TASK PROMPT: From the first line of the data below through the line bearing "width=120.6pt,minimum height=43.2pt] (Des)", reproduce each line exactly; do not include pictures.
___ SUPPLIED INFORMATION ___
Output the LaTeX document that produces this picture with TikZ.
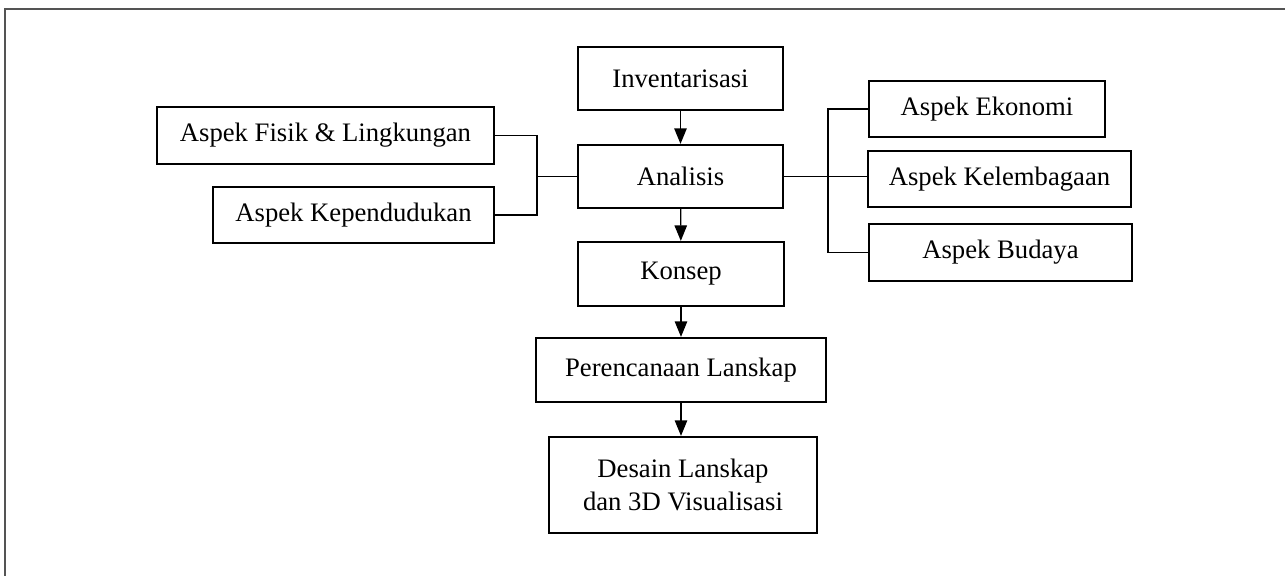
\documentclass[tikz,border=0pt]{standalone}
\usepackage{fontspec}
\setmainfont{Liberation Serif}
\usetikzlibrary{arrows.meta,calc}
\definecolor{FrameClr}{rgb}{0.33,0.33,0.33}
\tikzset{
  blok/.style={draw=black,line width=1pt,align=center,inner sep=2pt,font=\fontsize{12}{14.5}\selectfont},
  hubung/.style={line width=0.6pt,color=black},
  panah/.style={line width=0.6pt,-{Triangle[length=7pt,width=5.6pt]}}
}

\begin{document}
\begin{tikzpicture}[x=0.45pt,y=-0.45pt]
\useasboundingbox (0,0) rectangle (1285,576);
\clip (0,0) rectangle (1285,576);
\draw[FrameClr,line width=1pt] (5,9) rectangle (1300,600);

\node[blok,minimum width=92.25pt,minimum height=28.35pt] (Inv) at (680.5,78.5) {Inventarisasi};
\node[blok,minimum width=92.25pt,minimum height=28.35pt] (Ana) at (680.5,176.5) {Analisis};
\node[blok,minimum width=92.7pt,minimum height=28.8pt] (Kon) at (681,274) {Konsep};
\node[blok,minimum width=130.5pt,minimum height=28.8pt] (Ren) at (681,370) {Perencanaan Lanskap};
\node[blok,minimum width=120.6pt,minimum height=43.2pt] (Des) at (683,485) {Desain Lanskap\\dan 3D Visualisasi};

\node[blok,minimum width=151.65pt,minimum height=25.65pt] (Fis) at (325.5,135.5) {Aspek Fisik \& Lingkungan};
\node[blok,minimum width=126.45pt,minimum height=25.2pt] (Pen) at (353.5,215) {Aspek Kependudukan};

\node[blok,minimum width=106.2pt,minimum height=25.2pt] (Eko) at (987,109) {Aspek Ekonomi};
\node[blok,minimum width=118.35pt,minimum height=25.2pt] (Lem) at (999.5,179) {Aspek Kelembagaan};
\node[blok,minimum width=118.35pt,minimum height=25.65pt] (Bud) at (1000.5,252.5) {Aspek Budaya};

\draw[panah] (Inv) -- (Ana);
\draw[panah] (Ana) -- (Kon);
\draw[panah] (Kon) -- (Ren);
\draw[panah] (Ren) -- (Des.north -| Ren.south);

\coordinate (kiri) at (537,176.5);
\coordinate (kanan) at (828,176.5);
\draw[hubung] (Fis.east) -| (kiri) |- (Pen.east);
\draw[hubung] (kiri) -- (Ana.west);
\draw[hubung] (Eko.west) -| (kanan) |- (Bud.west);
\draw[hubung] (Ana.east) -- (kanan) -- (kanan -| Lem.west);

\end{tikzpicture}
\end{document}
___
SOLUTION TO THIS EXERCISE:
Output the LaTeX document that produces this picture with TikZ.
\documentclass[tikz,border=0pt]{standalone}
\usepackage{fontspec}
\setmainfont{Liberation Serif}
\usetikzlibrary{arrows.meta,calc}
\definecolor{FrameClr}{rgb}{0.33,0.33,0.33}
\tikzset{
  blok/.style={draw=black,line width=1pt,align=center,inner sep=2pt,font=\fontsize{12}{14.5}\selectfont},
  hubung/.style={line width=0.6pt,color=black},
  panah/.style={line width=0.6pt,-{Triangle[length=7pt,width=5.6pt]}}
}

\begin{document}
\begin{tikzpicture}[x=0.45pt,y=-0.45pt]
\useasboundingbox (0,0) rectangle (1285,576);
\clip (0,0) rectangle (1285,576);
\draw[FrameClr,line width=1pt] (5,9) rectangle (1300,600);

\node[blok,minimum width=92.25pt,minimum height=28.35pt] (Inv) at (680.5,78.5) {Inventarisasi};
\node[blok,minimum width=92.25pt,minimum height=28.35pt] (Ana) at (680.5,176.5) {Analisis};
\node[blok,minimum width=92.7pt,minimum height=28.8pt] (Kon) at (681,274) {Konsep};
\node[blok,minimum width=130.5pt,minimum height=28.8pt] (Ren) at (681,370) {Perencanaan Lanskap};
\node[blok,minimum width=120.6pt,minimum height=43.2pt] (Des) at (683,485) {Desain Lanskap\\dan 3D Visualisasi};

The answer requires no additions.